** start **
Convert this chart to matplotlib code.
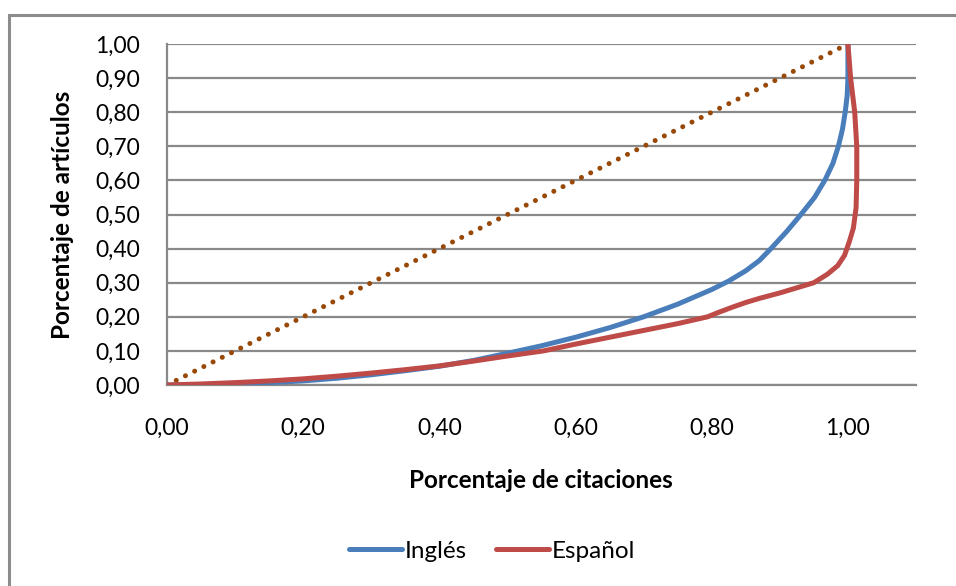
import matplotlib
matplotlib.use("Agg")
import matplotlib.pyplot as plt
from matplotlib.patches import Rectangle
from matplotlib.ticker import FixedLocator, FuncFormatter

# Data
ingles_x = [0, 0.05, 0.1, 0.15, 0.2, 0.25, 0.3, 0.35, 0.4, 0.45, 0.5, 0.55, 0.6, 0.65,
            0.7, 0.75, 0.8, 0.825, 0.85, 0.87, 0.887, 0.91, 0.931, 0.951, 0.966, 0.978,
            0.986, 0.992, 0.996, 0.999, 1.0, 1.0]
ingles_y = [0, 0.001, 0.003, 0.007, 0.012, 0.02, 0.03, 0.042, 0.055, 0.072, 0.093, 0.115,
            0.14, 0.168, 0.20, 0.237, 0.28, 0.305, 0.335, 0.365, 0.40, 0.45, 0.50, 0.55,
            0.60, 0.65, 0.70, 0.75, 0.80, 0.85, 0.90, 1.0]
espanol_x = [0, 0.05, 0.1, 0.15, 0.2, 0.25, 0.3, 0.35, 0.4, 0.45, 0.5, 0.553, 0.6, 0.65,
             0.7, 0.75, 0.794, 0.81, 0.83, 0.85, 0.87, 0.9, 0.93, 0.95, 0.97, 0.985, 0.995,
             1.002, 1.008, 1.012, 1.013, 1.013, 1.01, 1.004, 1.0]
espanol_y = [0, 0.003, 0.007, 0.012, 0.018, 0.026, 0.035, 0.045, 0.056, 0.07, 0.085, 0.10,
             0.12, 0.14, 0.16, 0.18, 0.20, 0.213, 0.228, 0.242, 0.254, 0.27, 0.288, 0.30,
             0.325, 0.35, 0.38, 0.42, 0.46, 0.52, 0.60, 0.70, 0.80, 0.90, 1.0]
diag_x = [0.0, 1.0]
diag_y = [0.0, 1.0]

x_ticks = [0.0, 0.2, 0.4, 0.6, 0.8, 1.0]
y_ticks = [0.0, 0.1, 0.2, 0.3, 0.4, 0.5, 0.6, 0.7, 0.8, 0.9, 1.0]

plt.rcParams['font.family'] = ['Lato', 'DejaVu Sans']

W, H = 956, 586
fig = plt.figure(figsize=(W / 100, H / 100), dpi=100)
fig.patch.set_facecolor('white')

# outer chart border (extends beyond right/bottom edges)
fig.add_artist(Rectangle((9 / W, -0.1), 1.2, 1 - 15 / H + 0.1, transform=fig.transFigure,
                         fill=False, edgecolor='#8c8c8c', linewidth=2.2))

ax = fig.add_axes([167 / W, 1 - 385 / H, (916 - 167) / W, (385 - 44) / H])
ax.set_xlim(0, 1.1)
ax.set_ylim(0, 1.0)

grid_c = '#898989'
for s in ['top', 'right']:
    ax.spines[s].set_visible(False)
for s in ['left', 'bottom']:
    ax.spines[s].set_color(grid_c)
    ax.spines[s].set_linewidth(1.6)

ax.xaxis.set_major_locator(FixedLocator(x_ticks))
ax.yaxis.set_major_locator(FixedLocator(y_ticks))
fmt = FuncFormatter(lambda v, p: f"{v:.2f}".replace('.', ','))
ax.xaxis.set_major_formatter(fmt)
ax.yaxis.set_major_formatter(fmt)
ax.tick_params(axis='both', length=0, labelsize=16.5, colors='black')
ax.tick_params(axis='x', pad=24)
ax.tick_params(axis='y', pad=19.5)
ax.yaxis.grid(True, color=grid_c, linewidth=1.6)
ax.set_axisbelow(True)

ax.plot(diag_x, diag_y, color='#984807', linewidth=3.6, linestyle=(0, (0.01, 2.05)),
        dash_capstyle='round', zorder=3)
l1, = ax.plot(ingles_x, ingles_y, color='#4A7EBB', linewidth=3.6, label='Inglés',
              solid_capstyle='round', solid_joinstyle='round', zorder=4)
l2, = ax.plot(espanol_x, espanol_y, color='#BE4B48', linewidth=3.6, label='Español',
              solid_capstyle='round', solid_joinstyle='round', zorder=5)

fig.text(541 / W, 1 - 480 / H, 'Porcentaje de citaciones', ha='center', va='center',
         fontsize=17.5, fontweight='bold')
fig.text(63 / W, 1 - 215 / H, 'Porcentaje de artículos', ha='center', va='center',
         rotation=90, fontsize=17.5, fontweight='bold')

fig.legend(handles=[l1, l2], loc='center', bbox_to_anchor=(492 / W, 1 - 551 / H),
           ncol=2, frameon=False, fontsize=17.5, handlelength=2.2, handletextpad=0.1,
           columnspacing=1.2)

fig.savefig('out.png', dpi=100)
** end **
_DIRECTIVE_
Give again, word for word, every line from the top of the data above to the line holding "fill=False, edgecolor='#8c8c8c', linewidth=2.2))", inclusive, with the pictures left out.

_TASK SOLUTION_
Convert this chart to matplotlib code.
import matplotlib
matplotlib.use("Agg")
import matplotlib.pyplot as plt
from matplotlib.patches import Rectangle
from matplotlib.ticker import FixedLocator, FuncFormatter

# Data
ingles_x = [0, 0.05, 0.1, 0.15, 0.2, 0.25, 0.3, 0.35, 0.4, 0.45, 0.5, 0.55, 0.6, 0.65,
            0.7, 0.75, 0.8, 0.825, 0.85, 0.87, 0.887, 0.91, 0.931, 0.951, 0.966, 0.978,
            0.986, 0.992, 0.996, 0.999, 1.0, 1.0]
ingles_y = [0, 0.001, 0.003, 0.007, 0.012, 0.02, 0.03, 0.042, 0.055, 0.072, 0.093, 0.115,
            0.14, 0.168, 0.20, 0.237, 0.28, 0.305, 0.335, 0.365, 0.40, 0.45, 0.50, 0.55,
            0.60, 0.65, 0.70, 0.75, 0.80, 0.85, 0.90, 1.0]
espanol_x = [0, 0.05, 0.1, 0.15, 0.2, 0.25, 0.3, 0.35, 0.4, 0.45, 0.5, 0.553, 0.6, 0.65,
             0.7, 0.75, 0.794, 0.81, 0.83, 0.85, 0.87, 0.9, 0.93, 0.95, 0.97, 0.985, 0.995,
             1.002, 1.008, 1.012, 1.013, 1.013, 1.01, 1.004, 1.0]
espanol_y = [0, 0.003, 0.007, 0.012, 0.018, 0.026, 0.035, 0.045, 0.056, 0.07, 0.085, 0.10,
             0.12, 0.14, 0.16, 0.18, 0.20, 0.213, 0.228, 0.242, 0.254, 0.27, 0.288, 0.30,
             0.325, 0.35, 0.38, 0.42, 0.46, 0.52, 0.60, 0.70, 0.80, 0.90, 1.0]
diag_x = [0.0, 1.0]
diag_y = [0.0, 1.0]

x_ticks = [0.0, 0.2, 0.4, 0.6, 0.8, 1.0]
y_ticks = [0.0, 0.1, 0.2, 0.3, 0.4, 0.5, 0.6, 0.7, 0.8, 0.9, 1.0]

plt.rcParams['font.family'] = ['Lato', 'DejaVu Sans']

W, H = 956, 586
fig = plt.figure(figsize=(W / 100, H / 100), dpi=100)
fig.patch.set_facecolor('white')

# outer chart border (extends beyond right/bottom edges)
fig.add_artist(Rectangle((9 / W, -0.1), 1.2, 1 - 15 / H + 0.1, transform=fig.transFigure,
                         fill=False, edgecolor='#8c8c8c', linewidth=2.2))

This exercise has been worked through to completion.